Our dinner one night this week was thawed, fully cooked langostino, Colavita Whole Wheat Capellini and bottled Paesana Vodka Sauce, plus a salad of Earthbound Farm Organic Half & Half (Baby Spinach and Spring Mix).

Langostino tails, from a crustacean that falls somewhere between shrimp and lobster, are sold frozen.

I didn't use a recipe. I just assembled the meal:

First, I heated up the sauce, adding some red-pepper flakes and several ounces of extra-virgin olive oil.

Second, I cooked the capellini until it was al dente in just enough unsalted water to cover the pasta. 

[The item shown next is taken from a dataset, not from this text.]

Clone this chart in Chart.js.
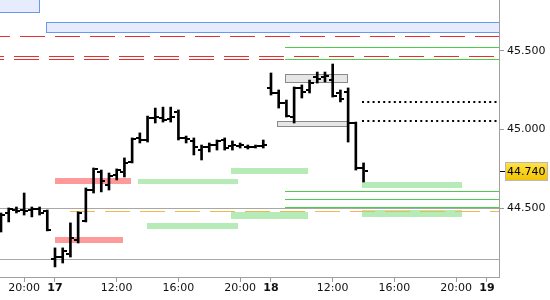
<!DOCTYPE html>
<html>
<head>
<meta charset="utf-8">
<script src="https://cdn.jsdelivr.net/npm/chart.js@4.4.0/dist/chart.umd.min.js"></script>
<style>
  body { margin: 0; background: #fff; }
  #wrap { width: 550px; height: 300px; }
</style>
</head>
<body>
<div id="wrap"><canvas id="chart" width="550" height="300"></canvas></div>
<script>
// 30 min bars, slot 0 = first bar of day 17 (08:00), day 16 bars are slots -7..-1
const firstSlot = -7
const opens = [
  44.413, 44.470, 44.489, 44.489, 44.489, 44.495, 44.483,
  44.178, 44.190, 44.210, 44.298, 44.419, 44.616, 44.731, 44.648, 44.712, 44.731,
  44.794, 44.947, 44.934, 45.074, 45.074, 45.067, 45.112, 44.947, 44.928, 44.870,
  44.890, 44.902, 44.934, 44.896, 44.896, 44.890, 44.890, 44.896,
  45.265, 45.233, 45.169, 45.080, 45.265, 45.252, 45.334, 45.334, 45.315, 45.233,
  45.239, 45.042, 44.756
]
const highs = [
  44.470, 44.502, 44.508, 44.597, 44.508, 44.508, 44.489,
  44.248, 44.248, 44.407, 44.477, 44.629, 44.756, 44.743, 44.724, 44.750, 44.820,
  44.947, 44.979, 45.086, 45.137, 45.143, 45.143, 45.125, 44.959, 44.947, 44.902,
  44.915, 44.934, 44.947, 44.928, 44.915, 44.902, 44.902, 44.934,
  45.360, 45.252, 45.188, 45.271, 45.284, 45.315, 45.366, 45.366, 45.417, 45.252,
  45.265, 45.048, 44.788
]
const lows = [
  44.349, 44.413, 44.470, 44.457, 44.445, 44.457, 44.356,
  44.127, 44.152, 44.190, 44.279, 44.413, 44.597, 44.604, 44.616, 44.680, 44.699,
  44.788, 44.915, 44.921, 45.042, 45.048, 45.048, 44.934, 44.915, 44.839, 44.807,
  44.858, 44.870, 44.870, 44.870, 44.883, 44.877, 44.883, 44.883,
  45.220, 45.137, 45.080, 45.042, 45.201, 45.233, 45.296, 45.303, 45.207, 45.176,
  44.921, 44.743, 44.667
]
const closes = [
  44.457, 44.495, 44.483, 44.483, 44.495, 44.470, 44.362,
  44.190, 44.229, 44.311, 44.470, 44.616, 44.750, 44.674, 44.705, 44.743, 44.788,
  44.940, 44.934, 45.074, 45.080, 45.061, 45.080, 44.947, 44.940, 44.890, 44.890,
  44.902, 44.928, 44.883, 44.902, 44.902, 44.890, 44.896, 44.902,
  45.233, 45.169, 45.086, 45.265, 45.239, 45.296, 45.322, 45.341, 45.214, 45.195,
  45.042, 44.756, 44.740
]
const lastPrice = 44.740

// x axis ticks (slot -> label)
const tickSlots = [-4, 0, 8, 16, 24, 28, 36, 44, 52, 56]
const tickLabels = ['20:00', '17', '12:00', '16:00', '20:00', '18', '12:00', '16:00', '20:00', '19']
const dayLabels = ['17', '18', '19']
const priceTicks = [44.5, 45.0, 45.5]

// levels and zones: [fromSlot, toSlot, lowPrice, highPrice]
const blueZones = [[-8, -1.95, 45.746, 45.95], [-1.17, 58, 45.619, 45.682]]
const grayBoxes = [[29.8, 37.95, 45.301, 45.354], [28.8, 37.95, 45.021, 45.057]]
const redZones = [[0, 9.8, 44.655, 44.693], [0, 8.8, 44.279, 44.317]]
const greenZones = [
  [10.8, 23.7, 44.654, 44.684], [11.9, 23.7, 44.366, 44.405],
  [22.8, 32.8, 44.718, 44.756], [22.8, 32.8, 44.430, 44.475],
  [39.8, 52.7, 44.631, 44.667], [39.8, 52.7, 44.447, 44.489]
]
const redDashLevels = [45.595, 45.465, 45.451]
const greenLevels = [45.524, 45.449, 44.608, 44.561, 44.510]
const greenFrom = 29.8
const dottedLevels = [45.178, 45.057]
const dottedFrom = 39.8
const orangeLevel = 44.481
const orangeFrom = 1.94
const grayLevels = [44.5, 44.178]

const FONT = 'DejaVu Sans'

const levelsPlugin = {
  id: 'levels',
  beforeDatasetsDraw(chart) {
    const {ctx, chartArea: a, scales: {x, y}} = chart
    const px = v => x.getPixelForValue(v)
    const py = v => y.getPixelForValue(v)
    ctx.save()
    ctx.beginPath()
    ctx.rect(a.left, a.top, a.right - a.left, a.bottom - a.top)
    ctx.clip()

    function zone(z, fill, stroke) {
      let x1 = Math.round(px(z[0])), x2 = Math.round(px(z[1]))
      let y1 = Math.round(py(z[3])), y2 = Math.round(py(z[2]))
      ctx.fillStyle = fill
      ctx.fillRect(x1, y1, x2 - x1, y2 - y1)
      if (stroke) {
        ctx.strokeStyle = stroke
        ctx.lineWidth = 1
        ctx.strokeRect(x1 + 0.5, y1 + 0.5, x2 - x1 - 1, y2 - y1)
      }
    }
    function hline(v, from, color, dash, offset, width) {
      let yy = Math.round(py(v)) + (width % 2 ? 0.5 : 0)
      ctx.strokeStyle = color
      ctx.lineWidth = width
      ctx.setLineDash(dash)
      ctx.lineDashOffset = offset
      ctx.beginPath()
      ctx.moveTo(Math.round(px(from)), yy)
      ctx.lineTo(a.right, yy)
      ctx.stroke()
      ctx.setLineDash([])
    }

    grayLevels.forEach(v => hline(v, x.min, '#a8a8a8', [], 0, 1))
    blueZones.forEach(z => zone(z, '#e6ecfd', '#6a98ee'))
    redZones.forEach(z => zone(z, '#ff9a9a'))
    greenZones.forEach(z => zone(z, '#b6eab6'))
    grayBoxes.forEach(z => zone(z, 'rgba(220,220,220,0.7)', '#8a8a8a'))

    hline(redDashLevels[0], x.min, '#e53030', [25, 10], 15, 1)
    hline(redDashLevels[1], x.min, '#e53030', [25, 10], 21, 1)
    hline(redDashLevels[2], x.min, '#e53030', [25, 10], 21, 1)
    greenLevels.forEach(v => hline(v, greenFrom, '#4ccc4c', [], 0, 1))
    dottedLevels.forEach(v => hline(v, dottedFrom, '#000', [2, 3.3], 0, 2))
    hline(orangeLevel, orangeFrom, '#f4b848', [25, 10], 0, 1)
    ctx.restore()
  },
  afterDatasetsDraw(chart) {
    // open / close ticks of the OHLC bars
    const {ctx, scales: {y}} = chart
    const meta = chart.getDatasetMeta(0)
    ctx.save()
    ctx.fillStyle = '#000'
    meta.data.forEach((el, k) => {
      let xx = Math.round(el.x)
      ctx.fillRect(xx - 4, Math.round(y.getPixelForValue(opens[k])) - 1, 3, 2)
      ctx.fillRect(xx + 1, Math.round(y.getPixelForValue(closes[k])) - 1, 3, 2)
    })
    ctx.restore()
  },
  afterDraw(chart) {
    // last price label on the right axis
    const {ctx, chartArea: a, scales: {y}} = chart
    let yy = Math.round(y.getPixelForValue(lastPrice))
    ctx.save()
    ctx.fillStyle = '#000'
    ctx.fillRect(a.right + 1, yy, 5, 1)
    let bx = a.right + 6, by = yy - 9, bw = 43, bh = 19
    let g = ctx.createLinearGradient(0, by, 0, by + bh)
    g.addColorStop(0, '#ffe24a')
    g.addColorStop(1, '#f2c200')
    ctx.fillStyle = g
    ctx.fillRect(bx, by, bw, bh)
    ctx.strokeStyle = '#b8b8b8'
    ctx.lineWidth = 1
    ctx.strokeRect(bx + 0.5, by + 0.5, bw - 1, bh - 1)
    ctx.fillStyle = '#000'
    ctx.font = '11px "' + FONT + '"'
    ctx.textBaseline = 'middle'
    ctx.fillText(lastPrice.toFixed(3), bx + 2, yy + 1)
    ctx.restore()
  }
}

const ctx = document.getElementById('chart').getContext('2d')
const grafico = new Chart(ctx, {
  type: 'bar',
  data: {
    datasets: [{
      data: highs.map((h, k) => ({x: firstSlot + k, y: [lows[k], h]})),
      backgroundColor: '#000',
      barThickness: 2,
      borderWidth: 0
    }]
  },
  options: {
    responsive: false,
    animation: false,
    layout: {padding: 0},
    plugins: {legend: {display: false}, tooltip: {enabled: false}},
    scales: {
      x: {
        type: 'linear',
        min: -7.13,
        max: 57.56,
        offset: false,
        afterBuildTicks: axis => { axis.ticks = tickSlots.map(v => ({value: v})) },
        afterFit: axis => { axis.height = 23; axis.paddingLeft = 0; axis.paddingRight = 0 },
        grid: {offset: false, drawOnChartArea: false, tickLength: 5, color: '#9a9a9a'},
        border: {color: '#a0a0a0'},
        ticks: {
          padding: 0,
          maxRotation: 0,
          autoSkip: false,
          color: '#111',
          callback: (v) => tickLabels[tickSlots.indexOf(v)],
          font: (c) => {
            let lbl = c.tick ? tickLabels[tickSlots.indexOf(c.tick.value)] : ''
            return {family: FONT, size: 11, weight: dayLabels.includes(lbl) ? 'bold' : 'normal'}
          }
        }
      },
      y: {
        position: 'right',
        min: 44.063,
        max: 45.824,
        afterBuildTicks: axis => { axis.ticks = priceTicks.map(v => ({value: v})) },
        afterFit: axis => { axis.width = 51; axis.paddingTop = 0; axis.paddingBottom = 0 },
        grid: {drawOnChartArea: false, tickLength: 5, color: '#9a9a9a'},
        border: {color: '#a0a0a0'},
        ticks: {
          padding: 3,
          color: '#111',
          font: {family: FONT, size: 11},
          callback: v => v.toFixed(3)
        }
      }
    }
  },
  plugins: [levelsPlugin]
})
</script>
</body>
</html>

The 3-minute cooking time on the Colavita package is optimistic.

Then, I drained the cooked pasta and transferred it and the thawed langostino tails to the sauce, mixing them well over low heat.

The wild-caught, preservative-free langostino, vodka sauce and salad mix are from Costco. The whole wheat pasta came from Jerry's Gourmet & More, 410 S. Dean St., Englewood.

Baskets full of merchandise left behind by spoiled Costco customers who change their minds, but who are too lazy to return the items to where they found them.

Part of a mural at Trader Joe's Chelsea store in Manhattan.

As much as I like Colavita's imported whole-wheat pasta, the whole-wheat pasta from Trader Joe's has several advantages.

Trader Joe's pasta is made from organic durum whole wheat, it contains no sodium, it has more fiber and it costs 10 cents less for a 16-ounce package.

Today, at the Paramus Trader Joe's, I compared the nutrition labels of whole-wheat pasta and Trader Joe's Italian pasta made from durum semolina.

The major difference is more than twice as much fiber in the whole-wheat product.

Two ounces of whole-wheat spaghetti, bottom label, has 5 grams of dietary fiber.

I also stopped at Fairway Market in Paramus, but didn't buy anything beyond what I went for: 3 pounds of coffee from Colombia and the Dominican Republic for $6.99 or $7.99 a pound.

With small pieces of baguette, I sampled a few of the expensive extra-virgin olive oils the store sells.

I saw fresh wild king salmon for $15.99 a pound, compared to $12.99 a pound at Costco.

A Manchego cheese aged for 15 months was $18 a pound, compared to Costco's 6-month Manchego for $8.29 a pound.

Some of the cheeses are so expensive, signs give the price for one-quarter pound, not a full pound, as in most other stores.  

I saw Sunset-brand Campari Tomatoes in a 1-pound package for a high $3.89. 

The store did have 3 packages of grape tomatoes for $5, but many of them contained crushed tomatoes and I passed. 

Jerry's takeout container is marked "MICROWAVABLE SAFE."

We continue to enjoy restaurant-quality Meals To Go from Jerry's in Englewood, but never heat them up in the plastic Anchor-brand takeout container.

I usually get the multi-course meals on Wednesdays after 4 p.m., when they are marked down to $5.99 from $7.99.

As we've done for many years, we plate the food before heating it up in the microwave to avoid a potential transfer of chemicals from the plastic container.

A red-snapper dinner from Jerry's was heated up on a plate, never in the plastic container.